Sovrin Magazine Interviews Asian and Asian American Studies' Dr. Teri Yamada

March 18, 2014
Screen Shot 2014-03-18 at 11.06.44 AMDr. Teri Yamada, Chair of the Department of Asian and Asian American Studies and CFA Chapter President of CSULB, recently was interviewed for Sovrin Magazine’s latest issue, “Khmer Literature Reviving.” Sovrin Magazine is the pre-eminent fashion magazine in Cambodia, which also reports on contemporary Cambodia culture. This article featured Dr. Yamada’s background and why she started an NGO (Nou Hach Literary Association) to support modern literature in Cambodia.
 
Dr. Yamada was born in Santa Monica, California and grew up speaking English.
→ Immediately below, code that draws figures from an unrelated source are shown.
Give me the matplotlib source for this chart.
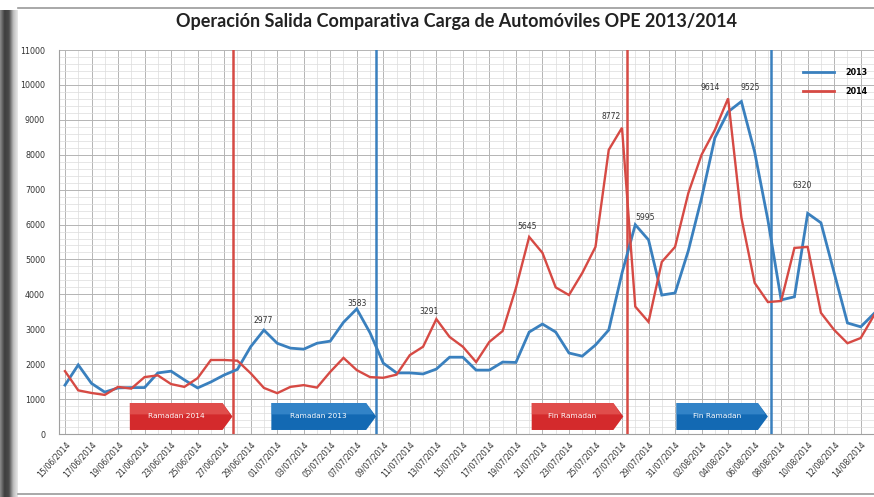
import numpy as np
import matplotlib
matplotlib.use("Agg")
import matplotlib.pyplot as plt
from matplotlib.patches import Polygon
from matplotlib.lines import Line2D
from matplotlib.colors import LinearSegmentedColormap

# daily values, 15/06 .. 16/08
blue_2013 = [1400, 1980, 1450, 1200, 1320, 1330, 1330, 1750, 1800, 1550,
             1320, 1490, 1690, 1850, 2500, 2977, 2600, 2460, 2430, 2600,
             2660, 3200, 3583, 2900, 2030, 1750, 1750, 1720, 1860, 2200,
             2200, 1830, 1830, 2060, 2050, 2920, 3150, 2920, 2320, 2230,
             2550, 2980, 4610, 5995, 5560, 3980, 4040, 5250, 6760, 8480,
             9230, 9525, 8080, 6130, 3840, 3930, 6320, 6050, 4610, 3180,
             3070, 3450]
red_2014 = [1800, 1250, 1175, 1120, 1350, 1300, 1630, 1680, 1430, 1350,
            1600, 2120, 2120, 2100, 1740, 1320, 1170, 1350, 1400, 1330,
            1780, 2180, 1830, 1630, 1610, 1700, 2260, 2500, 3291, 2780,
            2500, 2060, 2640, 2950, 4180, 5645, 5190, 4200, 3980, 4610,
            5360, 8140, 8772, 3650, 3210, 4930, 5360, 6900, 8000, 8710,
            9614, 6200, 4330, 3780, 3810, 5330, 5360, 3470, 2980, 2600,
            2750, 3400]
date_labels = ["15/06/2014", "17/06/2014", "19/06/2014", "21/06/2014", "23/06/2014",
               "25/06/2014", "27/06/2014", "29/06/2014", "01/07/2014", "03/07/2014",
               "05/07/2014", "07/07/2014", "09/07/2014", "11/07/2014", "13/07/2014",
               "15/07/2014", "17/07/2014", "19/07/2014", "21/07/2014", "23/07/2014",
               "25/07/2014", "27/07/2014", "29/07/2014", "31/07/2014", "02/08/2014",
               "04/08/2014", "06/08/2014", "08/08/2014", "10/08/2014", "12/08/2014",
               "14/08/2014"]
# (series, day index, text, dx px, dy px)
peak_labels = [("b", 15, "2977", -1, 10), ("b", 22, "3583", 0, 5),
               ("r", 28, "3291", -7, 8), ("r", 35, "5645", -2, 10),
               ("r", 42, "8772", -11, 11), ("b", 43, "5995", 10, 7),
               ("r", 50, "9614", -18, 11), ("b", 51, "9525", 9, 14),
               ("b", 56, "6320", -5, 28)]
# vertical markers (day position, colour)
vlines = [(12.65, "r"), (23.46, "b"), (42.4, "r"), (53.2, "b")]
# arrow boxes (start day, end day, colour, text)
banners = [(4.89, 12.63, "r", "Ramadan 2014"), (15.56, 23.46, "b", "Ramadan 2013"),
           (35.19, 42.1, "r", "Fin Ramadan"), (46.1, 53.0, "b", "Fin Ramadan")]

RED = "#d64a44"
BLUE = "#3a80be"
col = {"r": RED, "b": BLUE}

W, H = 874, 497
fig = plt.figure(figsize=(W / 100, H / 100), dpi=100)

# background card with dark left shadow
bg = fig.add_axes([0, 0, 1, 1])
bg.axis("off")
shade = LinearSegmentedColormap.from_list("sh", ["#8a8a8a", "#3e3e3e", "#4a4a4a", "#bdbdbd", "#e8e8e8"])
bg.imshow(np.linspace(0, 1, 40).reshape(1, -1), extent=[0, 18, H, 10], cmap=shade, aspect="auto")
bg.plot([18, W], [8, 8], color="#9a9a9a", lw=1.2)
bg.plot([18, W], [494, 494], color="#9a9a9a", lw=1.2)
bg.set_xlim(0, W); bg.set_ylim(H, 0)

fig.text(456 / W, 1 - 22 / H, "Operación Salida Comparativa Carga de Automóviles OPE 2013/2014",
         ha="center", va="center", fontsize=13, fontweight="bold", family="Lato", color="#222222")

ax = fig.add_axes([59 / W, (H - 434) / H, (W - 59) / W, (434 - 50) / H])
ax.set_facecolor("white")
x = np.arange(len(blue_2013))
ax.set_xlim((59 - 65) / 13.3, (874 - 65) / 13.3)
ax.set_ylim(0, 11000)

ax.set_yticks(np.arange(0, 11001, 1000))
ax.set_yticks(np.arange(0, 11001, 200), minor=True)
ax.set_xticks(np.arange(0, 61, 2))
ax.set_xticks(np.arange(0, 62, 1), minor=True)
ax.set_xticklabels(date_labels, rotation=48, ha="right", rotation_mode="anchor",
                   fontsize=5.6, color="#333333")
ax.tick_params(axis="y", labelsize=5.8, labelcolor="#333333", length=0, pad=10)
ax.tick_params(axis="x", length=0, pad=4)
ax.tick_params(which="minor", length=0)
ax.grid(which="major", color="#b4b4b4", lw=0.7)
ax.grid(which="minor", color="#dcdcdc", lw=0.5)
ax.set_axisbelow(True)
for s in ["top", "right"]:
    ax.spines[s].set_visible(False)
ax.spines["left"].set_color("#a0a0a0")
ax.spines["bottom"].set_color("#a0a0a0")

for pos, c in vlines:
    ax.axvline(pos, color=col[c], lw=1.8, zorder=3)

ax.plot(x, blue_2013, color=BLUE, lw=2.0, zorder=4, solid_joinstyle="miter")
ax.plot(x, red_2014, color=RED, lw=1.7, zorder=4, solid_joinstyle="miter")

for s, i, txt, dx, dy in peak_labels:
    v = blue_2013[i] if s == "b" else red_2014[i]
    ax.annotate(txt, (i, v), xytext=(dx * 0.72, dy * 0.72), textcoords="offset points",
                ha="center", va="center", fontsize=5.5, color="#333333", zorder=5)

fill = {"r": ("#d42a2c", "#ea6a66"), "b": ("#1369b3", "#4c9ad8")}
y0, y1 = 115, 888
for a, b, c, txt in banners:
    tip = 0.75
    body, light = fill[c]
    ax.add_patch(Polygon([(a, y0), (b - tip, y0), (b, (y0 + y1) / 2), (b - tip, y1), (a, y1)],
                         closed=True, facecolor=body, edgecolor="none", zorder=5))
    ym = (y0 + y1) / 2
    ax.add_patch(Polygon([(a, ym + 60), (b - tip * 0.25, ym + 60), (b - tip, y1), (a, y1)],
                         closed=True, facecolor=light, edgecolor="none", alpha=0.55, zorder=5))
    ax.text((a + b - tip) / 2, ym, txt, ha="center", va="center", fontsize=5.3,
            color="white", zorder=6)

handles = [Line2D([], [], color=BLUE, lw=2), Line2D([], [], color=RED, lw=2)]
leg = ax.legend(handles, ["2013", "2014"], loc="upper left", bbox_to_anchor=(803 / W, 1 - 68 / H),
                bbox_transform=fig.transFigure, frameon=False, fontsize=5.8, handlelength=3.8,
                handletextpad=1.4, labelspacing=1.2, borderpad=0, borderaxespad=0)
for t in leg.get_texts():
    t.set_fontweight("bold")

fig.savefig("out.png", dpi=100)
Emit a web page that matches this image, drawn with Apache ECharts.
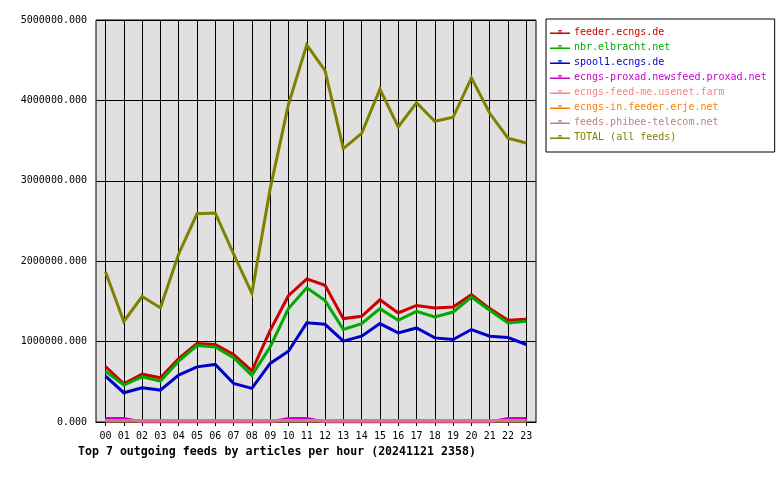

However, as Yamada grew up through the 1960s, a time in which Asian philosophy was popular among college students in the U.S., Yamada became interested in Asian cultures as she read more literature. Starting with a study of Buddhism in high school, Yamada eventually ended up in the Buddhist Studies program at UC Berkeley. She was particularly interested in the changes in culture that occurred with the translation of texts from one language to another.
 
After returning from seven years in Japan in 1986, Yamada switched her focus from Buddhist Studies to Asian literature and culture. Yamada’s shift to modern Southeast Asian literatures and cultures with an emphasis on Cambodia was largely due to the significant population of Cambodians in Long Beach and her interest in the community. There was no course in Khmer language at CSULB when Yamada first started teaching here in 1987 despite the campus having the largest number of Khmer college students than any other university in the U.S. With eight years of effort, Dr. Yamada managed to acquire a Khmer Language course here at CSULB.
 
Cultivating a history with Cambodia and especially Cambodian literature and writers, Dr. Yamada was invited to attend the First Conference of Khmer Studies in 1996 at the Royal University of Phnom Penh. She returned two years later to work on a U.S. Aid project that CSULB was involved with at the Royal University of Phnom Penh. During this time, Yamada attended a World Bank Conference on higher education and got to know the program director for the Toyota Foundation. He was supportive of funding a writers and literature project in Cambodia, and so Yamada began to explore the possibility of forming a group with local writers. From there, Dr. Yamada set up the Nou Hach Literary Association in 2002, partly because she had discovered that there was not much ‘modern’ literature available for students to read in the Khmer Language Course.
 
After ten years of running the Nou Hach Literary Association, Dr. Yamada has seen tremendous change in modern Cambodian literature, which she asserts is partly due to how many young people are now college educated and that the broader population of a reading audience is a relatively new phenomenon.
 
According to Yamada, there are many children’s stories of good quality in Khmer that have been published by SIPAR and Room to Read. However, the problem is gaining access to those stories, especially in rural areas. She says that it is up to the new emerging writers to produce compelling stories for youth to read, and she emphasizes that writing is an expression of creativity and that creativity is necessary for social and personal problem solving. For Yamada, a good story pushes people to think and can be a basis for change.